Rothschild disagreed that polls are essential. Even though information from polls does make predictions stronger and more accurate, election prediction markets operated 150 years ago in the United States, predating modern polling, and they still had a pretty good track record, Rothschild said.

The markets can’t replace polling, said John Aristotle Phillips, a political data guru who also co-founded PredictIt, a smaller politics-focused prediction market that predates Kalshi and Polymarket. Good polling, he said, is necessary to understand voter behavior. Prediction markets, he argued, “are quite the opposite.”

“Prediction markets [are] pretty damn good at telling you what the outcome’s gonna be,” he said. “Prediction markets are no good at telling you why people feel the way they do.”

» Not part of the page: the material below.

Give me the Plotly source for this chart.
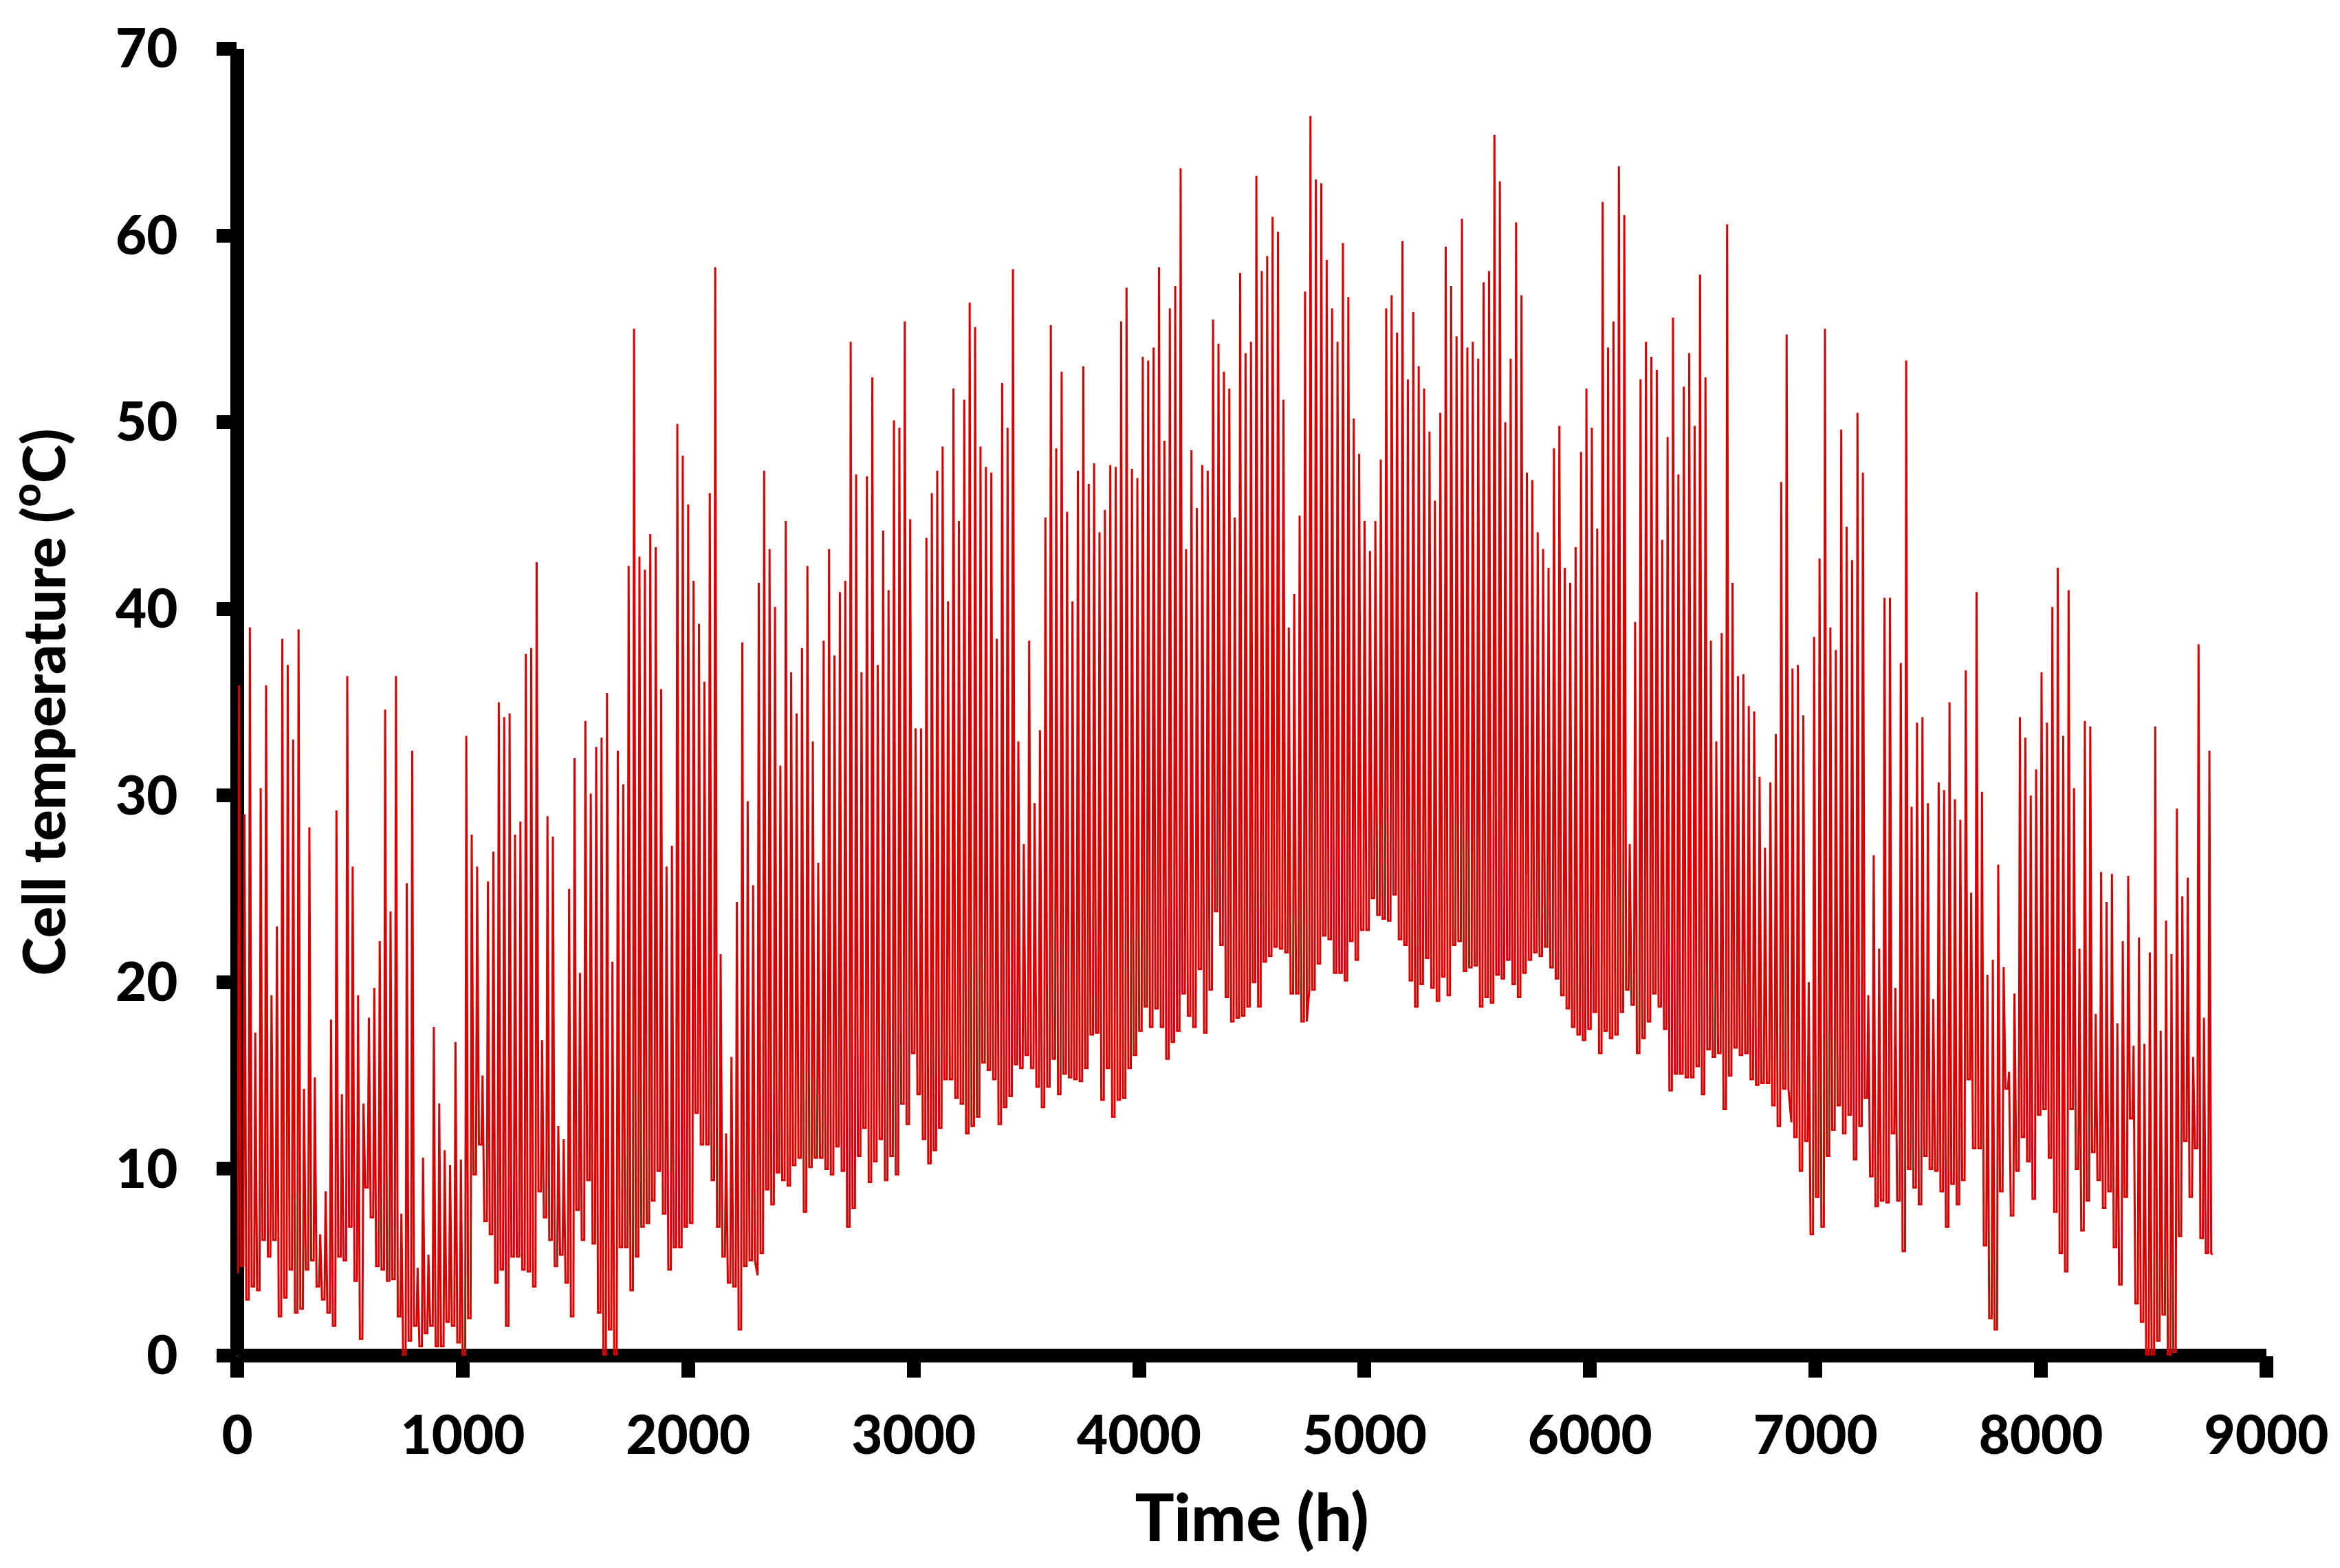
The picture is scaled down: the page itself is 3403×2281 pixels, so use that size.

Methodology: The Post examined 1,276 markets, each representing a candidate, in 344 primary races from Kalshi and 829 markets from 152 races from Polymarket, through June 18, 2026. We examined only markets for the winner of House, Senate and gubernatorial primaries in 2026 (or advancers in states with “jungle” primaries), excluding markets related to voter turnout, margins-of-victory, endorsements, drop-out decisions or finish order. The analysis also omitted the first rounds of multi-round primaries in states such as Oklahoma, where the nominee is sometimes determined by a runoff that hasn’t yet occurred.

For all 2026 markets, we fetched the price of a “Yes” share for each candidate at noon Eastern time for each of the 60 days prior to the election; for Kalshi, which reports prices only for hours with trading, we used the mean price for the hour if present, otherwise we used the most-recent previous price.